Но более всего, быть может, сближает Шукшина с Достоевским и Толстым (повторяем: не о «масштабах» сейчас речь, а о направлении творческих исканий), а также с некоторыми другими великими русскими писателями то, что и он сумел стать поистине народным художником, то есть глубоко постигшим тайну национальности родного народа в том смысле ее, о котором В. Г. Белинский писал: «…Тайна национальности каждого народа заключается не в его одежде и кухне, а в его, так сказать, манере понимать вещи. Чтоб верно изображать какое—нибудь общество, надо сперва постигнуть его сущность, его особенность, а этого нельзя иначе сделать, как узнав фактически и оценив философски ту сумму правил, которыми держится общество. У всякого народа две философии: одна ученая, книжная, торжественная и праздничная, другая – ежедневная, домашняя, обиходная. Часто обе эти философии находятся более или менее в близком соотношении друг к другу; и кто хочет изображать общество, тому надо познакомиться с обеими, но последнюю особенно необходимо изучить. Так точно, кто хочет узнать какой—нибудь народ, тот прежде всего должен изучить его в его семейном, домашнем быту. Кажется, что бы за важность могли иметь два таких слова, как, например, авось и живет, а между тем они очень важны, и, не понимая их важности, иногда нельзя понять иного романа, не только самому написать роман. И вот глубокое знание этой—то обиходной философии и сделало «Онегина» и «Горе от ума» произведениями оригинальными и чисто русскими».
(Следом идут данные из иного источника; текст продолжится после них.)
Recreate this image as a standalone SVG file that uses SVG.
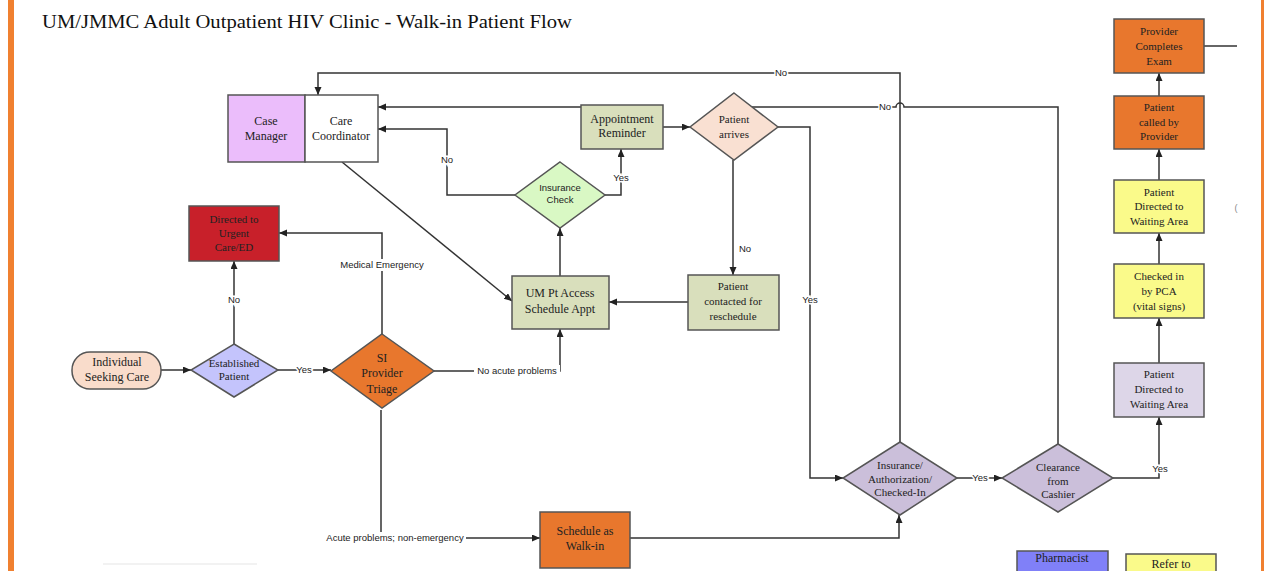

Шукшин в истории современной русской литературы должен быть признан безусловным и глубочайшим знатоком той ежедневной, домашней, обиходной философии нашего современника, знатоком и выразителем. И не этим ли можно объяснить «загадку» шукшинского стиля, его «неправильность»: авторская речь в его прозе зачастую мало отличается от речи персонажей, следует как бы в том же духе, что и речь героев. Впрочем, эти наши теоретические обоснования того или иного своеобразного литературного стиля, как всегда, запаздывают. А отдельные точные наблюдения в этом вопросе давно уже сделаны. «Когда Толстой писал повести и рассказы из народной жизни, он употреблял народные выражения не только в языке действующих лиц, но и в авторской речи, – отмечает Н. Н. Гусев. – В рассказе „Три смерти“ о молодом ямщике Сереге говорится: „Серега живо скинул свои прорванные сапоги“. Если бы Толстой писал про барина, он бы не употребил выражение „живо скинул“, а написал бы – „быстро снял“. Толстой, таким образом, сам оправдывает замечание, сделанное им в дневнике 1853 года: „У писателей, описывающих известный класс народа, невольно к слогу прививается характер выражения этого класса“». Освободи мы Шукшина, Астафьева, Белова от этих «прививок» к авторскому слогу, что из этого получится? Всё, что угодно, только неповторимое своеобразие этих художников может исчезнуть.